[start of EXCERPTED RECORDS]

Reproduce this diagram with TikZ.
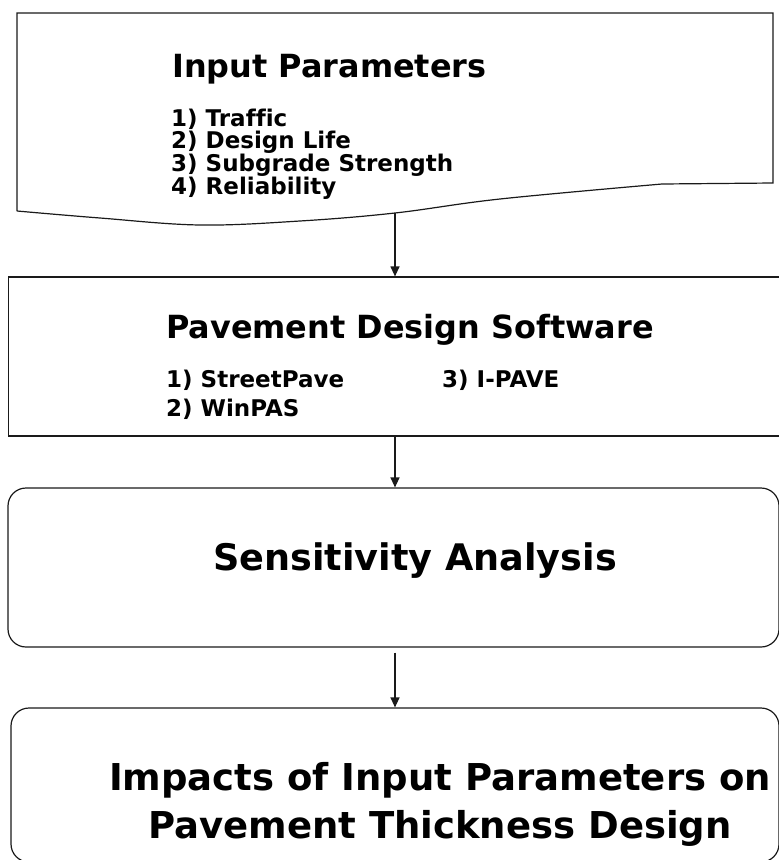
\documentclass[tikz,border=0pt]{standalone}
\usepackage{fontspec}
\setmainfont{DejaVu Sans}[Ligatures=NoCommon]
\usepackage{xcolor}
\usetikzlibrary{arrows.meta}
\definecolor{ink}{HTML}{1A1A1A}

\begin{document}
\begin{tikzpicture}[x=1pt,y=-1pt,
  ttl/.style={font=\fontsize{31.9}{38}\selectfont\bfseries,inner sep=0pt,anchor=base west},
  itm/.style={font=\fontsize{23}{27}\selectfont\bfseries,inner sep=0pt,anchor=base west},
  big/.style={font=\fontsize{37}{45}\selectfont\bfseries,inner sep=0pt,anchor=base},
  blk/.style={draw=ink,line width=1.2pt,fill=white,inner sep=0pt},
  rnd/.style={blk,rounded corners=18pt},
  lnk/.style={-{Triangle[length=10pt,width=9pt]},ink,line width=1.2pt}
]
\useasboundingbox (0,0) rectangle (779,860);
% input parameters, document shape
\draw[ink,line width=1.2pt,fill=white] (17,211) -- (17,13) -- (773,13) -- (773,183) -- (662,184)
  plot[smooth,tension=0.6] coordinates {(662,184) (500,199) (395,213) (300,221) (200,225) (100,218) (17,211)};
\coordinate (inpbot) at (395,213);
\node[ttl] (inp) at (172,77) {Input Parameters};
\foreach \t [count=\i] in {Traffic,Design Life,Subgrade Strength,Reliability}
  \node[itm] (inp\i) at (171,{126+(\i-1)*22.7}) {\i) \t};

% software
\node[blk,minimum width=773.5pt,minimum height=159pt] (sw) at (395.25,356.5) {};
\node[ttl] (swttl) at (166,338) {Pavement Design Software};
\node[itm] (sw1) at (166,387) {1) StreetPave};
\node[itm] (sw2) at (166,416) {2) WinPAS};
\node[itm] (sw3) at (442,387) {3) I-PAVE};

% analysis and result
\node[rnd,minimum width=771pt,minimum height=159pt] (sa) at (393.5,567.5) {};
\node[big,font=\fontsize{36.6}{45}\selectfont\bfseries] (satxt) at (415,570) {Sensitivity Analysis};
\node[rnd,minimum width=768pt,minimum height=154pt] (imp) at (395,785) {};
\node[big] (imp1) at (440,790) {Impacts of Input Parameters on};
\node[big] (imp2) at (440,838) {Pavement Thickness Design};

\draw[lnk] (inpbot) -- (inpbot|-sw.north);
\draw[lnk] (inpbot|-sw.south) -- (inpbot|-sa.north);
\draw[lnk,shorten <=5pt] (inpbot|-sa.south) -- (inpbot|-imp.north);
\end{tikzpicture}
\end{document}
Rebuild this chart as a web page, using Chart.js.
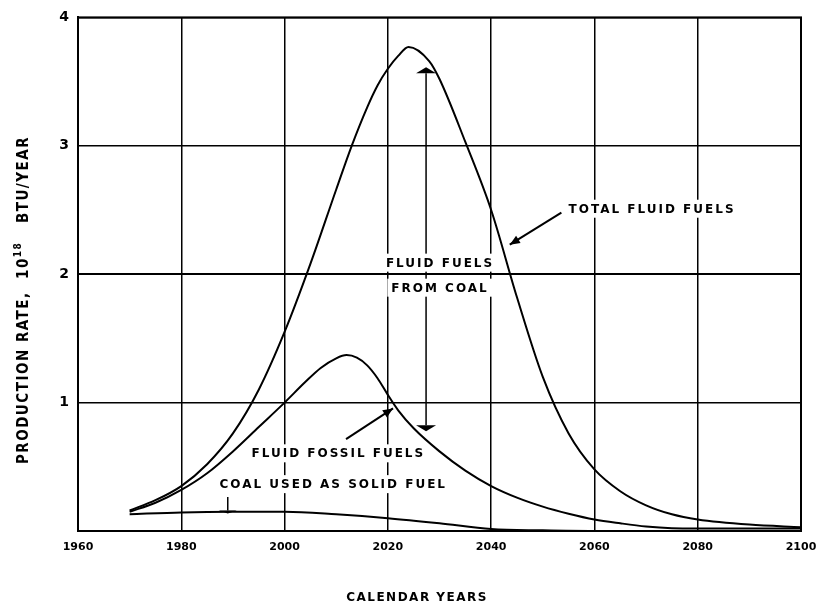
<!DOCTYPE html>
<html>
<head>
<meta charset="utf-8">
<script src="https://cdn.jsdelivr.net/npm/chart.js@4.4.1/dist/chart.umd.min.js"></script>
<style>
  html, body { margin: 0; padding: 0; background: #fff; }
  #wrap { width: 818px; height: 607px; }
</style>
</head>
<body>
<div id="wrap"><canvas id="fuelChart"></canvas></div>
<script>
// values (10^18 BTU/year)
const totalYears = [1970, 1975, 1980, 1985, 1990, 1995, 2000, 2005, 2010, 2013, 2016, 2018, 2020, 2022, 2024, 2028, 2030, 2035, 2040, 2045, 2050, 2055, 2060, 2065, 2070, 2075, 2080, 2090, 2100];
const totalFluid = [0.16, 0.24, 0.35, 0.52, 0.76, 1.1, 1.55, 2.08, 2.66, 3.0, 3.3, 3.47, 3.6, 3.7, 3.77, 3.66, 3.52, 3.03, 2.5, 1.82, 1.2, 0.76, 0.48, 0.31, 0.2, 0.13, 0.09, 0.05, 0.03];

const fossilYears = [1970, 1975, 1980, 1985, 1990, 1995, 2000, 2004, 2007, 2010, 2012, 2014, 2016, 2018, 2020, 2022, 2025, 2030, 2035, 2040, 2045, 2050, 2055, 2060, 2065, 2070, 2075, 2080, 2090, 2100];
const fossilFluid = [0.15, 0.22, 0.32, 0.45, 0.62, 0.81, 1.0, 1.16, 1.27, 1.345, 1.37, 1.35, 1.29, 1.19, 1.06, 0.94, 0.8, 0.62, 0.47, 0.35, 0.26, 0.19, 0.135, 0.09, 0.06, 0.035, 0.022, 0.02, 0.02, 0.02];

const coalYears = [1970, 1980, 1990, 2000, 2010, 2020, 2030, 2040, 2050, 2060, 2080, 2100];
const coalSolid = [0.13, 0.145, 0.15, 0.15, 0.13, 0.1, 0.06, 0.015, 0.005, 0, 0, 0];

const xTicks = [1960, 1980, 2000, 2020, 2040, 2060, 2080, 2100];
const yTicks = [0, 1, 2, 3, 4];

// text notes, placed in data units
const notes = [
  { text: 'TOTAL FLUID FUELS', x: 2055, y: 2.51, align: 'left' },
  { text: 'FLUID FUELS', x: 2030.1, y: 2.09, align: 'center' },
  { text: 'FROM COAL', x: 2030.1, y: 1.895, align: 'center' },
  { text: 'FLUID FOSSIL FUELS', x: 1993.6, y: 0.605, align: 'left' },
  { text: 'COAL USED AS SOLID FUEL', x: 1987.4, y: 0.365, align: 'left' }
];

const toPts = (xs, ys) => xs.map((v, i) => ({ x: v, y: ys[i] }));
const noteFont = 'bold 12px "DejaVu Sans", sans-serif';

function arrowHead(ctx, x1, y1, x2, y2, size) {
  const a = Math.atan2(y2 - y1, x2 - x1);
  ctx.beginPath();
  ctx.moveTo(x2, y2);
  ctx.lineTo(x2 - size * Math.cos(a - 0.4), y2 - size * Math.sin(a - 0.4));
  ctx.lineTo(x2 - size * Math.cos(a + 0.4), y2 - size * Math.sin(a + 0.4));
  ctx.closePath();
  ctx.fill();
}

function flatHead(ctx, px, py, dir) {
  // wide flat wedge like the hand-drawn marks
  ctx.beginPath();
  ctx.moveTo(px - 10, py);
  ctx.lineTo(px + 10, py);
  ctx.lineTo(px, py - dir * 6);
  ctx.closePath();
  ctx.fill();
}

const notesPlugin = {
  id: 'notes',
  beforeDatasetsDraw(chart) {
    const { ctx, scales: { x, y } } = chart;
    ctx.save();
    ctx.strokeStyle = '#000';
    ctx.fillStyle = '#000';
    ctx.lineWidth = 1.5;

    // double arrow: fluid fuels from coal
    const ax = x.getPixelForValue(2027.4);
    const top = y.getPixelForValue(3.565);
    const bot = y.getPixelForValue(0.823);
    ctx.beginPath();
    ctx.moveTo(ax, top);
    ctx.lineTo(ax, bot);
    ctx.stroke();
    flatHead(ctx, ax, top, 1);
    flatHead(ctx, ax, bot, -1);

    // small arrow to the coal curve
    const cx = x.getPixelForValue(1989);
    const c1 = y.getPixelForValue(0.264);
    const c2 = y.getPixelForValue(0.16);
    ctx.beginPath();
    ctx.moveTo(cx, c1);
    ctx.lineTo(cx, c2);
    ctx.stroke();
    ctx.beginPath();
    ctx.moveTo(cx - 9, c2);
    ctx.lineTo(cx + 9, c2);
    ctx.lineTo(cx, c2 + 3);
    ctx.closePath();
    ctx.fill();

    // labels on white patches
    ctx.font = noteFont;
    ctx.letterSpacing = '2px';
    ctx.textBaseline = 'middle';
    notes.forEach(n => {
      const w = ctx.measureText(n.text).width;
      const px = x.getPixelForValue(n.x);
      const py = y.getPixelForValue(n.y);
      const left = n.align === 'center' ? px - w / 2 : px;
      ctx.fillStyle = '#fff';
      ctx.fillRect(left - 4, py - 9, w + 8, 18);
      ctx.fillStyle = '#000';
      ctx.textAlign = 'left';
      ctx.fillText(n.text, left, py + 1);
    });

    // the y=2 line runs between the two lines of text
    const y2 = y.getPixelForValue(2);
    ctx.lineWidth = 1.5;
    ctx.beginPath();
    ctx.moveTo(chart.chartArea.left, y2);
    ctx.lineTo(chart.chartArea.right, y2);
    ctx.stroke();
    ctx.restore();
  },
  afterDatasetsDraw(chart) {
    const { ctx, scales: { x, y } } = chart;
    ctx.save();
    ctx.strokeStyle = '#000';
    ctx.fillStyle = '#000';
    ctx.lineWidth = 2;
    const arrows = [
      [2053.6, 2.48, 2043.6, 2.23],
      [2011.9, 0.715, 2021.0, 0.955]
    ];
    arrows.forEach(a => {
      const x1 = x.getPixelForValue(a[0]), y1 = y.getPixelForValue(a[1]);
      const x2 = x.getPixelForValue(a[2]), y2 = y.getPixelForValue(a[3]);
      ctx.beginPath();
      ctx.moveTo(x1, y1);
      ctx.lineTo(x2, y2);
      ctx.stroke();
      arrowHead(ctx, x1, y1, x2, y2, 11);
    });

    // outer frame
    const ca = chart.chartArea;
    ctx.strokeRect(ca.left, ca.top, ca.right - ca.left, ca.bottom - ca.top);
    ctx.restore();
  },
  afterDraw(chart) {
    const { ctx } = chart;
    ctx.save();
    ctx.fillStyle = '#000';
    // x title
    ctx.font = 'bold 12px "DejaVu Sans", sans-serif';
    ctx.letterSpacing = '1.5px';
    ctx.textAlign = 'center';
    ctx.textBaseline = 'middle';
    ctx.fillText('CALENDAR YEARS', 417, 598);

    // y title, rotated, with superscript exponent
    ctx.translate(24, 300);
    ctx.rotate(-Math.PI / 2);
    ctx.textAlign = 'left';
    const big = 'bold 15px "DejaVu Sans Condensed", "DejaVu Sans", sans-serif';
    const small = 'bold 10px "DejaVu Sans Condensed", "DejaVu Sans", sans-serif';
    const setFont = f => {
      ctx.font = f;
      ctx.fontStretch = 'condensed';
      ctx.letterSpacing = '1.5px';
    };
    const parts = [
      ['PRODUCTION RATE,  10', big, 0],
      ['18', small, -6],
      ['   BTU/YEAR', big, 0]
    ];
    let total = 0;
    parts.forEach(p => { setFont(p[1]); total += ctx.measureText(p[0]).width; });
    let cur = -total / 2;
    parts.forEach(p => {
      setFont(p[1]);
      ctx.fillText(p[0], cur, p[2]);
      cur += ctx.measureText(p[0]).width;
    });
    ctx.restore();
  }
};

new Chart(document.getElementById('fuelChart'), {
  type: 'line',
  data: {
    datasets: [
      { label: 'Total fluid fuels', data: toPts(totalYears, totalFluid) },
      { label: 'Fluid fossil fuels', data: toPts(fossilYears, fossilFluid) },
      { label: 'Coal used as solid fuel', data: toPts(coalYears, coalSolid) }
    ].map(d => Object.assign(d, {
      borderColor: '#000',
      borderWidth: 2,
      pointRadius: 0,
      fill: false,
      cubicInterpolationMode: 'monotone'
    }))
  },
  options: {
    responsive: true,
    maintainAspectRatio: false,
    animation: false,
    layout: { padding: { top: 16, right: 17, left: 0, bottom: 0 } },
    plugins: { legend: { display: false }, tooltip: { enabled: false } },
    scales: {
      x: {
        type: 'linear',
        min: 1960,
        max: 2100,
        afterBuildTicks: s => { s.ticks = xTicks.map(v => ({ value: v })); },
        afterFit: s => { s.height = 76; s.paddingLeft = 0; s.paddingRight = 0; },
        grid: { color: '#000', lineWidth: 1.5, drawTicks: false },
        border: { color: '#000', width: 2 },
        ticks: {
          color: '#000',
          padding: 10,
          maxRotation: 0,
          font: { family: 'DejaVu Sans', weight: 'bold', size: 11 },
          callback: v => String(v)
        }
      },
      y: {
        min: 0,
        max: 4,
        afterBuildTicks: s => { s.ticks = yTicks.map(v => ({ value: v })); },
        afterFit: s => { s.width = 78; },
        grid: { color: '#000', lineWidth: 1.5, drawTicks: false },
        border: { color: '#000', width: 2 },
        ticks: {
          color: '#000',
          padding: 9,
          font: { family: 'DejaVu Sans', weight: 'bold', size: 14 },
          callback: v => (v === 0 ? '' : v)
        }
      }
    }
  },
  plugins: [notesPlugin]
});
</script>
</body>
</html>
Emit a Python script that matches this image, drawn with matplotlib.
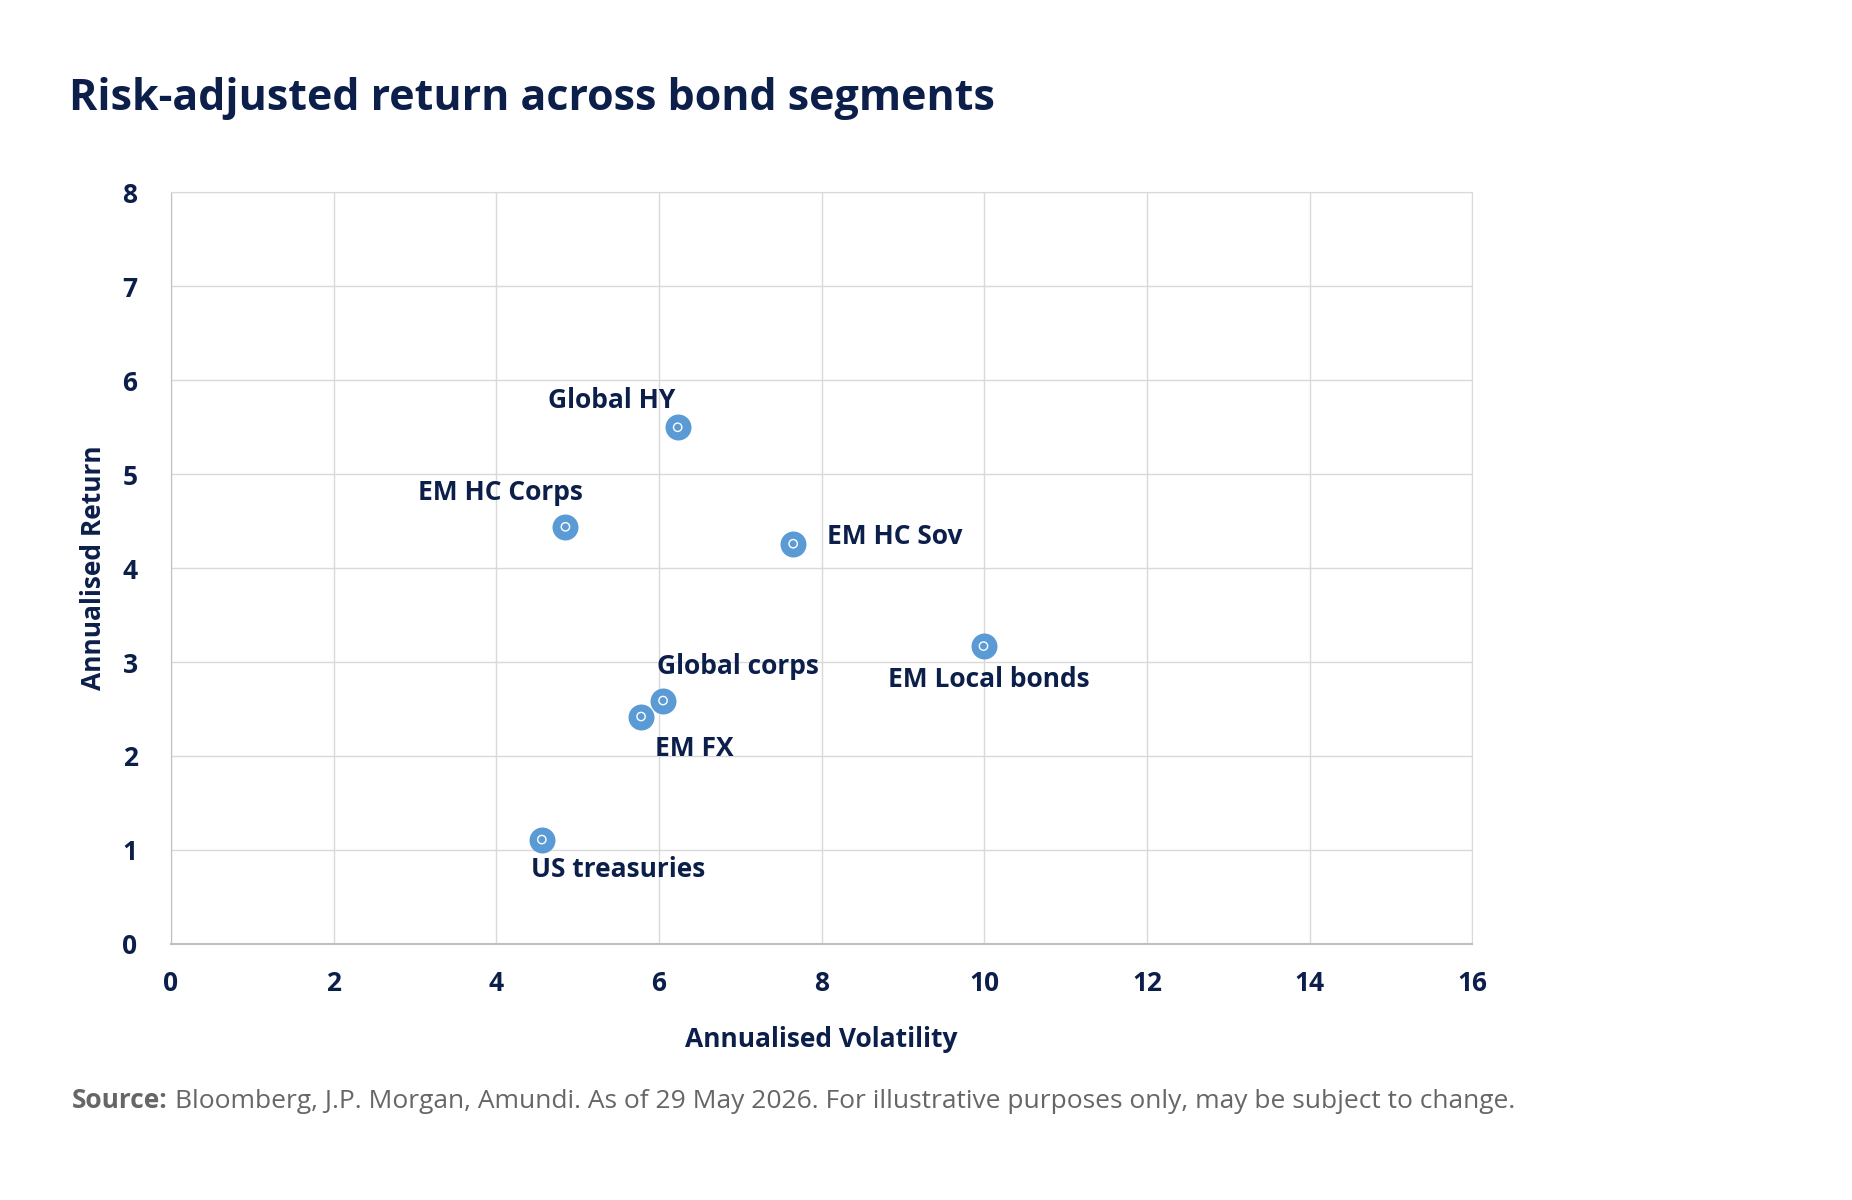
import matplotlib.pyplot as plt

plt.rcParams['font.family'] = ['Open Sans', 'DejaVu Sans']

segments = ['Global HY', 'EM HC Corps', 'EM HC Sov', 'EM Local bonds',
            'Global corps', 'EM FX', 'US treasuries']
volatility = [6.23, 4.85, 7.65, 9.99, 6.05, 5.78, 4.56]
ret = [5.50, 4.44, 4.26, 3.17, 2.59, 2.42, 1.11]

# label offsets in pixels and alignment
offsets = [(-66, 27, 'center'), (-65, 34, 'center'), (34, 7, 'left'),
           (5, -33, 'center'), (-6, 34, 'left'), (14, -32, 'left'),
           (76, -30, 'center')]

navy = '#0c1f4a'
blue = '#5b9bd5'
grid = '#d9d9d9'

fig = plt.figure(figsize=(18.52, 12), dpi=100)
ax = fig.add_axes([0.0923, 0.2135, 0.7027, 0.6261])

ax.scatter(volatility, ret, s=350, color=blue, zorder=3, linewidths=0)
ax.scatter(volatility, ret, s=36, facecolors='none', edgecolors='white',
           linewidths=1.0, zorder=4)

for name, x, y, (dx, dy, ha) in zip(segments, volatility, ret, offsets):
    ax.annotate(name, (x, y), xytext=(dx, dy), textcoords='offset pixels',
                ha=ha, va='center', fontsize=19, fontweight='bold', color=navy)

ax.set_xlim(0, 16)
ax.set_ylim(0, 8)
ax.set_xticks(range(0, 17, 2))
ax.set_yticks(range(0, 9))
ax.grid(True, color=grid, linewidth=1)
ax.set_axisbelow(True)
for s in ax.spines.values():
    s.set_color(grid)
ax.spines['bottom'].set_color('#bfbfbf')
ax.spines['left'].set_color('#bfbfbf')
ax.spines['bottom'].set_linewidth(1.5)
ax.tick_params(length=0, labelsize=19, labelcolor=navy)
for lbl in ax.get_xticklabels() + ax.get_yticklabels():
    lbl.set_fontweight('bold')
ax.tick_params(axis='x', pad=19)
ax.tick_params(axis='y', pad=24)

ax.set_xlabel('Annualised Volatility', fontsize=19, fontweight='bold',
              color=navy, labelpad=21)
ax.set_ylabel('Annualised Return', fontsize=19, fontweight='bold',
              color=navy, labelpad=11)

fig.text(0.037, 0.918, 'Risk-adjusted return across bond segments',
         fontsize=31, fontweight='bold', color=navy, va='center')

src = fig.text(0.039, 0.0825, 'Source:', fontsize=19, fontweight='bold',
               color='#666666', va='center')
fig.canvas.draw()
bb = src.get_window_extent(fig.canvas.get_renderer())
fig.text(bb.x1 / fig.bbox.width + 0.004, 0.0825,
         'Bloomberg, J.P. Morgan, Amundi. As of 29 May 2026. '
         'For illustrative purposes only, may be subject to change.',
         fontsize=19, color='#666666', va='center')

fig.savefig('out.png', dpi=100, facecolor='white')
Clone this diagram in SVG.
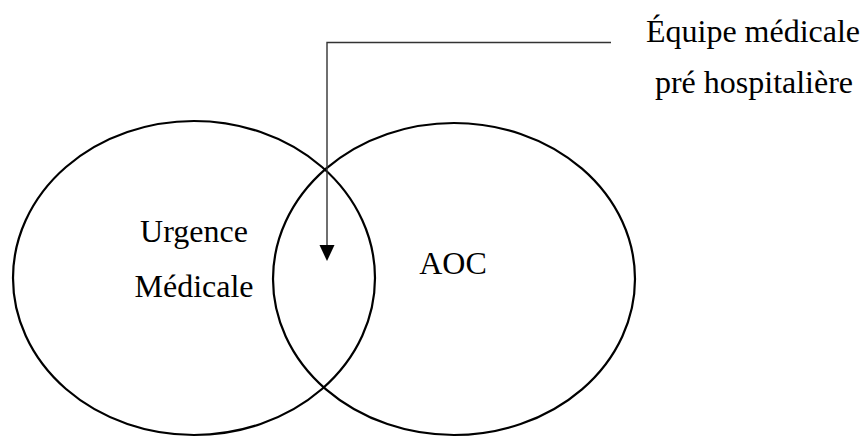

[end of EXCERPTED RECORDS]

> _YOUR GOAL_: Your task is to reproduce only the lines from the one with "Rebuild this chart" through the one with "0.09, 0.05, 0.03];", keeping both ends. Skip every picture.

> _EXERCISE RESPONSE_:
Rebuild this chart as a web page, using Chart.js.
<!DOCTYPE html>
<html>
<head>
<meta charset="utf-8">
<script src="https://cdn.jsdelivr.net/npm/chart.js@4.4.1/dist/chart.umd.min.js"></script>
<style>
  html, body { margin: 0; padding: 0; background: #fff; }
  #wrap { width: 818px; height: 607px; }
</style>
</head>
<body>
<div id="wrap"><canvas id="fuelChart"></canvas></div>
<script>
// values (10^18 BTU/year)
const totalYears = [1970, 1975, 1980, 1985, 1990, 1995, 2000, 2005, 2010, 2013, 2016, 2018, 2020, 2022, 2024, 2028, 2030, 2035, 2040, 2045, 2050, 2055, 2060, 2065, 2070, 2075, 2080, 2090, 2100];
const totalFluid = [0.16, 0.24, 0.35, 0.52, 0.76, 1.1, 1.55, 2.08, 2.66, 3.0, 3.3, 3.47, 3.6, 3.7, 3.77, 3.66, 3.52, 3.03, 2.5, 1.82, 1.2, 0.76, 0.48, 0.31, 0.2, 0.13, 0.09, 0.05, 0.03];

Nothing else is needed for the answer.